**Problem to work on**
Your task is to copy the listing exactly. Drop any pictures from the copy.

**Supplied information**
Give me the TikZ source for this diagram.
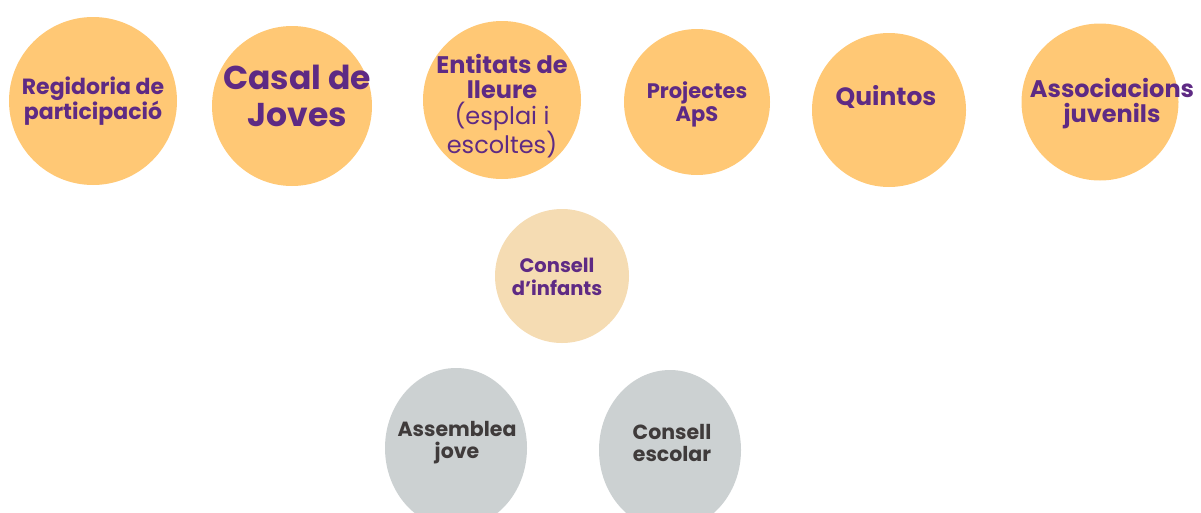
\documentclass[tikz,border=0pt]{standalone}
\usepackage{fontspec}
\setmainfont{Poppins}
\usepackage{tikz}
\usetikzlibrary{shapes.geometric}
\definecolor{peach}{HTML}{FFC875}
\definecolor{peachlight}{HTML}{F5DCB3}
\definecolor{stone}{HTML}{CCD1D2}
\definecolor{plum}{HTML}{5E2A84}
\definecolor{ink}{HTML}{3F3B3B}

\begin{document}
\begin{tikzpicture}[x=1pt, y=-1pt,
  blob/.style={circle, fill=peach, inner sep=0pt, minimum size=#1},
  blob/.default=160pt,
  stoneblob/.style={ellipse, fill=stone, inner sep=0pt,
                    minimum width=142pt, minimum height=160pt},
  lbl/.style={align=center, text=plum, inner sep=0pt, font=\bfseries},
  grey/.style={lbl, text=ink}
]
  \clip (0,0) rectangle (1201,512);

  % top row
  \node[blob=168pt] (regidoria) at (93,101)  {};
  \node[blob=160pt] (casal)     at (292,106) {};
  \node[blob=158pt] (entitats)  at (502,100) {};
  \node[blob=146pt] (aps)       at (697,102) {};
  \node[blob=154pt] (quintos)   at (889,110) {};
  \node[blob=157pt] (assoc)     at (1100,102) {};

  % middle and bottom
  \node[blob=134pt, fill=peachlight] (infants) at (562,276) {};
  \node[stoneblob] (assemb)  at (456,448) {};
  \node[stoneblob] (escolar) at (670,450) {};

  % labels
  \node[lbl, font=\fontsize{22}{24}\selectfont\bfseries] (regidoria-t) at (93,101)
    {Regidoria de\\participació};
  \node[lbl, font=\fontsize{33}{37}\selectfont\bfseries] (casal-t) at (297,96)
    {Casal de\\Joves};
  \node[lbl, font=\fontsize{24}{25.5}\selectfont] (entitats-t) at (502,106)
    {\textbf{Entitats de}\\\textbf{lleure}\\(esplai i\\escoltes)};
  \node[lbl, font=\fontsize{21}{23}\selectfont\bfseries] (aps-t) at (697,104)
    {Projectes\\ApS};
  \node[lbl, font=\fontsize{25}{25}\selectfont\bfseries] (quintos-t) at (886,97)
    {Quintos};
  \node[lbl, font=\fontsize{24}{25}\selectfont\bfseries] (assoc-t) at (1112,104)
    {Associacions\\juvenils};
  \node[lbl, font=\fontsize{19.5}{23}\selectfont\bfseries] (infants-t) at (557,277)
    {Consell\\d’infants};
  \node[grey, font=\fontsize{20.5}{22}\selectfont\bfseries] (assemb-t) at (457,443)
    {Assemblea\\jove};
  \node[grey, font=\fontsize{20.5}{22}\selectfont\bfseries] (escolar-t) at (672,443)
    {Consell\\escolar};
\end{tikzpicture}
\end{document}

**Answer**
Give me the TikZ source for this diagram.
\documentclass[tikz,border=0pt]{standalone}
\usepackage{fontspec}
\setmainfont{Poppins}
\usepackage{tikz}
\usetikzlibrary{shapes.geometric}
\definecolor{peach}{HTML}{FFC875}
\definecolor{peachlight}{HTML}{F5DCB3}
\definecolor{stone}{HTML}{CCD1D2}
\definecolor{plum}{HTML}{5E2A84}
\definecolor{ink}{HTML}{3F3B3B}

\begin{document}
\begin{tikzpicture}[x=1pt, y=-1pt,
  blob/.style={circle, fill=peach, inner sep=0pt, minimum size=#1},
  blob/.default=160pt,
  stoneblob/.style={ellipse, fill=stone, inner sep=0pt,
                    minimum width=142pt, minimum height=160pt},
  lbl/.style={align=center, text=plum, inner sep=0pt, font=\bfseries},
  grey/.style={lbl, text=ink}
]
  \clip (0,0) rectangle (1201,512);

  % top row
  \node[blob=168pt] (regidoria) at (93,101)  {};
  \node[blob=160pt] (casal)     at (292,106) {};
  \node[blob=158pt] (entitats)  at (502,100) {};
  \node[blob=146pt] (aps)       at (697,102) {};
  \node[blob=154pt] (quintos)   at (889,110) {};
  \node[blob=157pt] (assoc)     at (1100,102) {};

  % middle and bottom
  \node[blob=134pt, fill=peachlight] (infants) at (562,276) {};
  \node[stoneblob] (assemb)  at (456,448) {};
  \node[stoneblob] (escolar) at (670,450) {};

  % labels
  \node[lbl, font=\fontsize{22}{24}\selectfont\bfseries] (regidoria-t) at (93,101)
    {Regidoria de\\participació};
  \node[lbl, font=\fontsize{33}{37}\selectfont\bfseries] (casal-t) at (297,96)
    {Casal de\\Joves};
  \node[lbl, font=\fontsize{24}{25.5}\selectfont] (entitats-t) at (502,106)
    {\textbf{Entitats de}\\\textbf{lleure}\\(esplai i\\escoltes)};
  \node[lbl, font=\fontsize{21}{23}\selectfont\bfseries] (aps-t) at (697,104)
    {Projectes\\ApS};
  \node[lbl, font=\fontsize{25}{25}\selectfont\bfseries] (quintos-t) at (886,97)
    {Quintos};
  \node[lbl, font=\fontsize{24}{25}\selectfont\bfseries] (assoc-t) at (1112,104)
    {Associacions\\juvenils};
  \node[lbl, font=\fontsize{19.5}{23}\selectfont\bfseries] (infants-t) at (557,277)
    {Consell\\d’infants};
  \node[grey, font=\fontsize{20.5}{22}\selectfont\bfseries] (assemb-t) at (457,443)
    {Assemblea\\jove};
  \node[grey, font=\fontsize{20.5}{22}\selectfont\bfseries] (escolar-t) at (672,443)
    {Consell\\escolar};
\end{tikzpicture}
\end{document}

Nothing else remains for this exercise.